(begin)

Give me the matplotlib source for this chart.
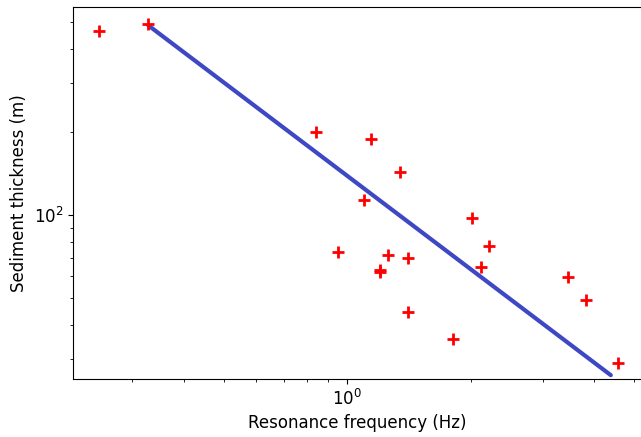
import numpy as np
import matplotlib.pyplot as plt

# measured points (Hz, m)
freq = [0.248, 0.328, 0.841, 1.144, 1.346, 1.10, 2.01, 0.951, 1.258, 1.41,
        1.200, 1.206, 2.216, 2.118, 1.41, 1.81, 3.45, 3.815, 4.56]
thick = [464, 492, 200, 188, 143, 113, 97.5, 73.5, 71.6, 69.8,
         63.0, 62.4, 77.3, 64.8, 44.5, 35.5, 59.6, 49.2, 29.1]

# fitted power law line end points
fit_freq = [0.328, 4.39]
fit_thick = [487, 26.3]

fig = plt.figure(figsize=(6.41, 4.37), dpi=100)
ax = fig.add_axes([0.114, 0.133, 0.886, 0.851])
ax.loglog(fit_freq, fit_thick, color='#3f48c4', lw=3, solid_capstyle='round')
ax.loglog(freq, thick, '+', color='red', ms=9, mew=2)
ax.set_xlim(0.215, 5.2)
ax.set_ylim(25.5, 568)
ax.set_xlabel('Resonance frequency (Hz)', fontsize=12)
ax.set_ylabel('Sediment thickness (m)', fontsize=12)
ax.tick_params(labelsize=12)
ax.spines['right'].set_visible(False)
fig.savefig('out.png', dpi=100)
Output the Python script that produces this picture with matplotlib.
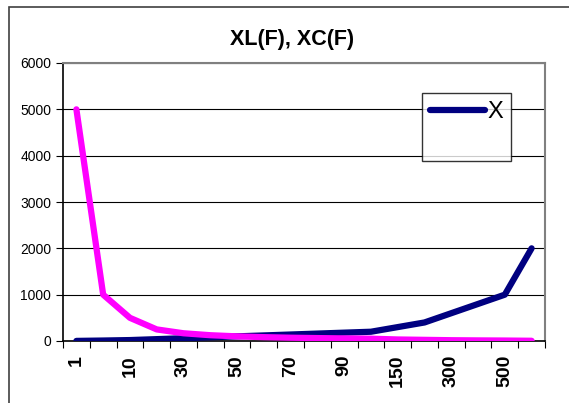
import matplotlib.pyplot as plt
from matplotlib.patches import Rectangle
from matplotlib.lines import Line2D

plt.rcParams['font.family'] = ['Liberation Sans', 'DejaVu Sans']

# Frequency categories and reactances
freq = [1, 5, 10, 20, 30, 40, 50, 60, 70, 80, 90, 100, 150, 200, 300, 400, 500, 1000]
xl = [2, 10, 20, 40, 60, 80, 100, 120, 140, 160, 180, 200, 300, 400, 600, 800, 1000, 2000]
xc = [5000, 1000, 500, 250, 167, 125, 100, 83, 71, 63, 56, 50, 33, 25, 17, 13, 10, 5]
tick_labels = ["1", "10", "30", "50", "70", "90", "150", "300", "500"]

fig = plt.figure(figsize=(5.69, 4.03), dpi=100)
ax = fig.add_axes([63 / 569, 1 - 341 / 403, (545 - 63) / 569, (341 - 63) / 403])

pos = [i + 0.5 for i in range(len(freq))]
blue, = ax.plot(pos, xl, color="#000080", lw=4.5, solid_capstyle="round", zorder=3)
ax.plot(pos, xc, color="#FF00FF", lw=4.5, solid_capstyle="round", zorder=4)

ax.set_xlim(0, len(freq))
ax.set_ylim(0, 6000)
ax.set_yticks(range(0, 6001, 1000))
ax.yaxis.grid(True, color="black", lw=0.8)
ax.set_axisbelow(True)

ax.set_xticks(range(len(freq) + 1))
ax.set_xticklabels([])
ax.set_xticks(pos[::2], minor=True)
ax.set_xticklabels(tick_labels, minor=True, rotation=90, fontweight="bold", fontsize=14)
ax.tick_params(axis="x", which="minor", length=0, pad=10)
ax.tick_params(axis="x", which="major", length=5, direction="out")
ax.tick_params(axis="y", length=5, labelsize=10)

for side in ["top", "right"]:
    ax.spines[side].set_color("#808080")
    ax.spines[side].set_linewidth(1.5)
for side in ["left", "bottom"]:
    ax.spines[side].set_color("black")
    ax.spines[side].set_linewidth(1.2)

blank = Line2D([], [], color="none")
leg = ax.legend([blue, blank], ["X", " "], loc="upper left",
                bbox_to_anchor=((422 - 63) / 482, 1 - (93 - 63) / 278),
                frameon=True, fancybox=False, fontsize=17, handlelength=2.35,
                handletextpad=0.1, borderpad=0.33, labelspacing=0.35,
                borderaxespad=0)
leg.get_frame().set_edgecolor("black")
leg.get_frame().set_linewidth(1.0)

fig.text(292 / 569, 1 - 39 / 403, "XL(F), XC(F)", ha="center", va="center",
         fontsize=15.5, fontweight="bold")

# chart area border (clipped on right and bottom)
fig.patches.append(Rectangle((9 / 569, -0.1), 1.2, 1 - 7 / 403 + 0.1,
                             transform=fig.transFigure, fill=False,
                             edgecolor="#404040", lw=1.2))

fig.savefig("out.png", dpi=100)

(end)

# EXERCISE
Return the listing above word for word, with the pictures removed.

# WORKED ANSWER
Give me the matplotlib source for this chart.
import numpy as np
import matplotlib.pyplot as plt

# measured points (Hz, m)
freq = [0.248, 0.328, 0.841, 1.144, 1.346, 1.10, 2.01, 0.951, 1.258, 1.41,
        1.200, 1.206, 2.216, 2.118, 1.41, 1.81, 3.45, 3.815, 4.56]
thick = [464, 492, 200, 188, 143, 113, 97.5, 73.5, 71.6, 69.8,
         63.0, 62.4, 77.3, 64.8, 44.5, 35.5, 59.6, 49.2, 29.1]

# fitted power law line end points
fit_freq = [0.328, 4.39]
fit_thick = [487, 26.3]

fig = plt.figure(figsize=(6.41, 4.37), dpi=100)
ax = fig.add_axes([0.114, 0.133, 0.886, 0.851])
ax.loglog(fit_freq, fit_thick, color='#3f48c4', lw=3, solid_capstyle='round')
ax.loglog(freq, thick, '+', color='red', ms=9, mew=2)
ax.set_xlim(0.215, 5.2)
ax.set_ylim(25.5, 568)
ax.set_xlabel('Resonance frequency (Hz)', fontsize=12)
ax.set_ylabel('Sediment thickness (m)', fontsize=12)
ax.tick_params(labelsize=12)
ax.spines['right'].set_visible(False)
fig.savefig('out.png', dpi=100)
Output the Python script that produces this picture with matplotlib.
import matplotlib.pyplot as plt
from matplotlib.patches import Rectangle
from matplotlib.lines import Line2D

plt.rcParams['font.family'] = ['Liberation Sans', 'DejaVu Sans']

# Frequency categories and reactances
freq = [1, 5, 10, 20, 30, 40, 50, 60, 70, 80, 90, 100, 150, 200, 300, 400, 500, 1000]
xl = [2, 10, 20, 40, 60, 80, 100, 120, 140, 160, 180, 200, 300, 400, 600, 800, 1000, 2000]
xc = [5000, 1000, 500, 250, 167, 125, 100, 83, 71, 63, 56, 50, 33, 25, 17, 13, 10, 5]
tick_labels = ["1", "10", "30", "50", "70", "90", "150", "300", "500"]

fig = plt.figure(figsize=(5.69, 4.03), dpi=100)
ax = fig.add_axes([63 / 569, 1 - 341 / 403, (545 - 63) / 569, (341 - 63) / 403])

pos = [i + 0.5 for i in range(len(freq))]
blue, = ax.plot(pos, xl, color="#000080", lw=4.5, solid_capstyle="round", zorder=3)
ax.plot(pos, xc, color="#FF00FF", lw=4.5, solid_capstyle="round", zorder=4)

ax.set_xlim(0, len(freq))
ax.set_ylim(0, 6000)
ax.set_yticks(range(0, 6001, 1000))
ax.yaxis.grid(True, color="black", lw=0.8)
ax.set_axisbelow(True)

ax.set_xticks(range(len(freq) + 1))
ax.set_xticklabels([])
ax.set_xticks(pos[::2], minor=True)
ax.set_xticklabels(tick_labels, minor=True, rotation=90, fontweight="bold", fontsize=14)
ax.tick_params(axis="x", which="minor", length=0, pad=10)
ax.tick_params(axis="x", which="major", length=5, direction="out")
ax.tick_params(axis="y", length=5, labelsize=10)

for side in ["top", "right"]:
    ax.spines[side].set_color("#808080")
    ax.spines[side].set_linewidth(1.5)
for side in ["left", "bottom"]:
    ax.spines[side].set_color("black")
    ax.spines[side].set_linewidth(1.2)

blank = Line2D([], [], color="none")
leg = ax.legend([blue, blank], ["X", " "], loc="upper left",
                bbox_to_anchor=((422 - 63) / 482, 1 - (93 - 63) / 278),
                frameon=True, fancybox=False, fontsize=17, handlelength=2.35,
                handletextpad=0.1, borderpad=0.33, labelspacing=0.35,
                borderaxespad=0)
leg.get_frame().set_edgecolor("black")
leg.get_frame().set_linewidth(1.0)

fig.text(292 / 569, 1 - 39 / 403, "XL(F), XC(F)", ha="center", va="center",
         fontsize=15.5, fontweight="bold")

# chart area border (clipped on right and bottom)
fig.patches.append(Rectangle((9 / 569, -0.1), 1.2, 1 - 7 / 403 + 0.1,
                             transform=fig.transFigure, fill=False,
                             edgecolor="#404040", lw=1.2))

fig.savefig("out.png", dpi=100)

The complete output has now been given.